If there is any question of unfair selection of the cutback in apprenticeships. He may not have heard on Tuesday that through our training for skills programme, designed to deal with the whole question of apprenticeships in times of recession when companies unfortunately have cut back on the key factor of training the next generation of skilled people, we are supporting in the current year 23,500 apprenticeships, a similar figure to previous years. Because of the cutback and the fact that there has not been the intake by industry that should have occurred, the Government are financing a further 1,500 apprenticeships, announced on Tuesday, bringing the total to 25,000. These are targeted in areas, such as Stockport, of high unemployment where they will do the most good.

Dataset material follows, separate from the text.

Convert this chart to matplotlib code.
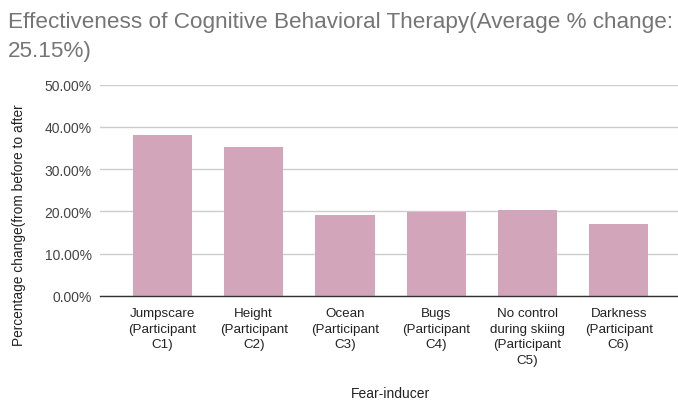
import matplotlib
matplotlib.use("Agg")
import matplotlib.pyplot as plt
from matplotlib.ticker import FuncFormatter

plt.rcParams['font.family'] = ['Liberation Sans', 'DejaVu Sans']

categories = ["Jumpscare\n(Participant\nC1)", "Height\n(Participant\nC2)",
              "Ocean\n(Participant\nC3)", "Bugs\n(Participant\nC4)",
              "No control\nduring skiing\n(Participant\nC5)", "Darkness\n(Participant\nC6)"]
values = [0.381, 0.352, 0.191, 0.198, 0.203, 0.171]
yticks = [0.0, 0.1, 0.2, 0.3, 0.4, 0.5]

fig = plt.figure(figsize=(6.78, 4.02), dpi=100)
ax = fig.add_axes([100/678, 105.3/402, 578/678, 211/402])

x = range(len(values))
ax.bar(x, values, width=0.65, color="#d3a5bb", zorder=3)

ax.set_ylim(0, 0.5)
ax.set_xlim(-0.685, 5.65)
ax.set_yticks(yticks)
ax.yaxis.set_major_formatter(FuncFormatter(lambda v, p: "%.2f%%" % (v * 100)))
ax.set_xticks(list(x))
ax.set_xticklabels(categories, fontsize=9.6, color="#222222", linespacing=1.42)
ax.tick_params(axis='y', length=0, pad=6, labelsize=10, labelcolor="#444444")
ax.tick_params(axis='x', length=0, pad=8)
ax.grid(axis='y', color="#cccccc", linewidth=1, zorder=0)

for s in ['top', 'right', 'left']:
    ax.spines[s].set_visible(False)
ax.spines['bottom'].set_color("#333333")
ax.spines['bottom'].set_linewidth(1)
ax.spines['bottom'].set_zorder(4)

fig.text(8/678, 1 - 12/402, "Effectiveness of Cognitive Behavioral Therapy(Average % change:\n25.15%)",
         fontsize=16.2, color="#757575", ha='left', va='top', linespacing=1.5)
fig.text(19/678, 1 - 225/402, "Percentage change(from before to after", rotation=90,
         fontsize=9.9, color="#222222", ha='center', va='center')
fig.text(390/678, 1 - 394/402, "Fear-inducer", fontsize=10, color="#222222",
         ha='center', va='center')

fig.savefig("out.png", dpi=100)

In spite of the gloomy picture that the hon. Gentleman has painted, all is not gloom and despair, as my colleagues have found when visiting the North-West. Expansions are taking place. New projects are being set up and new jobs are being created, although not at as fast a rate as we would like. Since this Government came to office, assistance worth £ 703,000 has been offered under section 7 of the Industry Act for 11 projects in Stockport involving a total estimated investment of some £ 19.5 million. Nearly 600 jobs were associated with these projects.

During the same period £ 226.000 was offered under section 8 of the Act for a further 28 projects involving a total estimated investment of about £ 906,000. I understand that work has now started on the Greyhound industrial estate, a development which, according to one press report, will eventually create up to 5,000 new jobs.

Nevertheless, I do not underestimate the severe unemployment problems facing the Stockport area. I am only too well aware of the effects of unemployment on those concerned and on their families. But the Government believe that it is vital to hold to our course, for inflation is the chief enemy of business growth and holds back the creation of new jobs which in the end will bring down unemployment in Stockport and elsewhere in the country.

Question put and agreed to.

Adjourned accordingly at fifteen minutes to Three o'clock am.